Announcing a raft of new measures as the governing Conservative Party fights to show it is getting a grip on record legal migration numbers, Cleverly announced that the current salary threshold for a skilled visa will rise from £26,200 to £38,700 from spring 2024, except for those coming to work in the health and social care sectors.

The move puts the threshold nearly £4,000 higher than the average U.K. salary of £34,963, and marks a sharp change in direction from the post-Brexit regime meant to favor skilled workers.

Net migration hit a new record high of 672,000 in the year ending June 2023, according to the latest official estimates, despite a promise by the Conservatives to tame the numbers in their 2019 manifesto.

It means the government is under mounting pressure from its own MPs to act.

Announcing a “five point plan” in the House of Commons on Monday, Cleverly vowed to oversee the “biggest ever reduction in net migration,” and claimed his plan would, over time, cut annual net migration by 300,000.

Overseas care workers will no longer be allowed to bring dependents to the U.K. under the plan, and there will be tougher salary requirements on the “shortage occupation list,” which currently eases restrictions in sectors of the economy facing a squeeze on staff.

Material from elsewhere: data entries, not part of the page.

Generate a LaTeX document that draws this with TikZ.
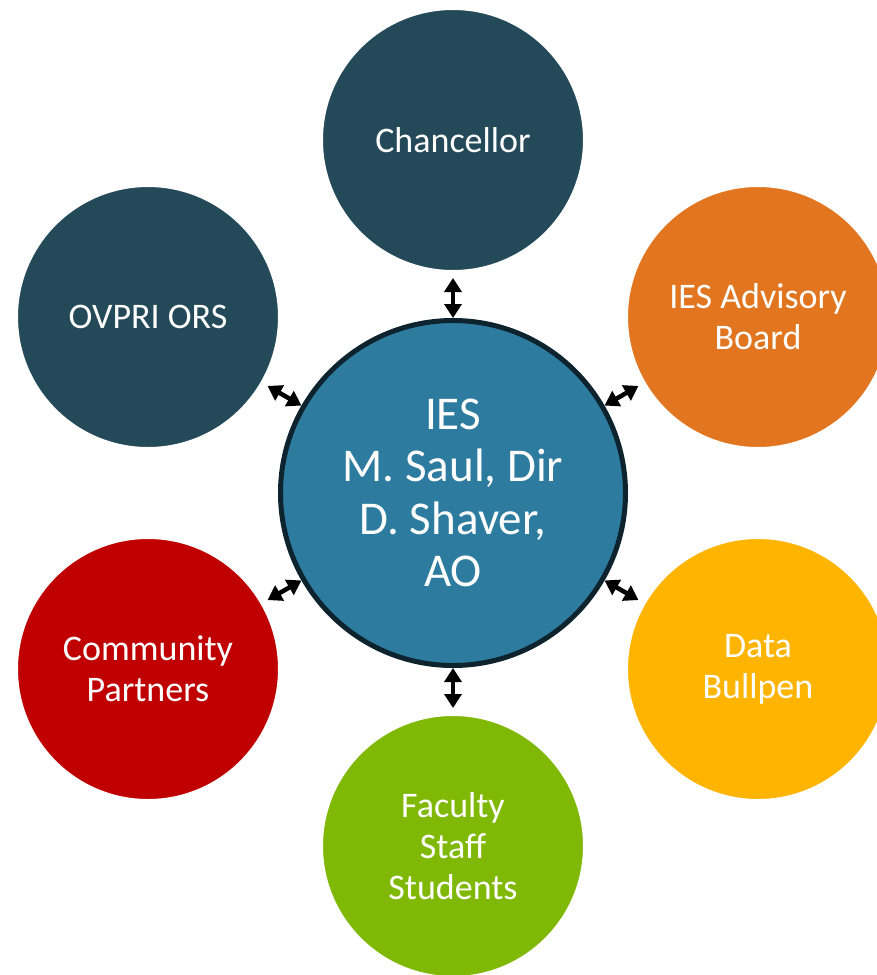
\documentclass[tikz,border=0pt]{standalone}
\usepackage{fontspec}
\setmainfont{Carlito}
\usetikzlibrary{arrows.meta}
\definecolor{darkteal}{HTML}{244A59}
\definecolor{iesorange}{HTML}{E27620}
\definecolor{iesred}{HTML}{C00000}
\definecolor{iesgold}{HTML}{FFB400}
\definecolor{iesgreen}{HTML}{80B806}
\definecolor{iesblue}{HTML}{2D7CA0}
\definecolor{iesborder}{HTML}{0D242E}
\tikzset{
  outerball/.style={circle, minimum size=263pt, inner sep=0pt, draw=white, line width=3pt,
    text=white, align=center, font=\fontsize{36}{41}\selectfont},
  centerball/.style={circle, minimum size=345pt, inner sep=0pt, draw=iesborder, fill=iesblue,
    line width=5pt, text=white, align=center, font=\fontsize{47}{52.5}\selectfont},
  biarrow/.style={line width=4.5pt, black,
    {Triangle[width=17pt,length=14pt]}-{Triangle[width=17pt,length=14pt]}, shorten >=5pt}
}
\begin{document}
\begin{tikzpicture}[x=1pt,y=-1pt]
\useasboundingbox (0,0) rectangle (877,975);
\clip (0,0) rectangle (877,975);
\fill[white] (0,0) rectangle (877,975);
\node[centerball] (ies) at (453,493) {IES\\M. Saul, Dir\\D. Shaver,\\AO};
\node[outerball, fill=darkteal] (ch) at (453,140) {Chancellor};
\node[outerball, fill=darkteal] (ovpri) at (148,317) {OVPRI ORS};
\node[outerball, fill=iesorange] (adv) at (758,317) {IES Advisory\\Board};
\node[outerball, fill=iesred] (com) at (148,669) {Community\\Partners};
\node[outerball, fill=iesgold] (data) at (758,669) {Data\\Bullpen};
\node[outerball, fill=iesgreen] (fac) at (453,846) {Faculty\\Staff\\Students};
\draw[biarrow] (ies) -- (ch);
\draw[biarrow] (ies) -- (ovpri);
\draw[biarrow] (ies) -- (adv);
\draw[biarrow] (ies) -- (com);
\draw[biarrow] (ies) -- (data);
\draw[biarrow] (ies) -- (fac);
\end{tikzpicture}
\end{document}
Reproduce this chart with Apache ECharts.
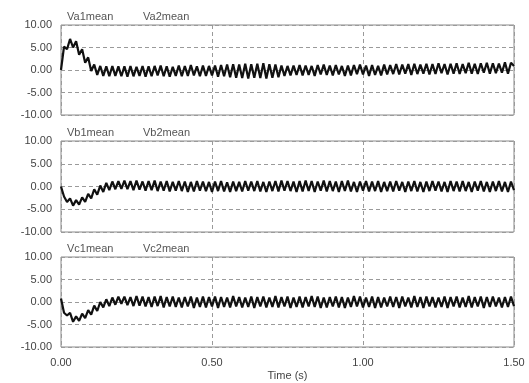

Some 557,277 people came to the U.K. as a dependent of someone on a work, study, or health and social care visa in the year ending September 2023, the latest data shows. Conservative MPs are keen to see action on this front.

Responding, Labour’s Shadow Home Secretary Yvette Cooper said Cleverly’s pledges marked “an admission of years of total failure by this Conservative government,” and were “another example of the total chaos at the heart of this government.”

Tory MP Alex Stafford, a member of the New Conservatives caucus demanding action on migration, told POLITICO Playbook PM the measures are “very, very welcome.”

“Numbers are far too high,” he said. “We all know that the next election will be fought on migration, and this clearly shows we are making a stand.”

Business lobby groups — whom Conservatives have previously accused of being wedded to cheaper overseas labor — sounded a note of caution on the new plans.

“Businesses support the government’s objective to focus on productivity growth as the long-term answer to labor shortages,” said Matthew Percival of the CBI in a statement.

“However, inflation-busting increases to minimum salary requirements and charges won’t address the shortages that are currently holding back business investment and growth.”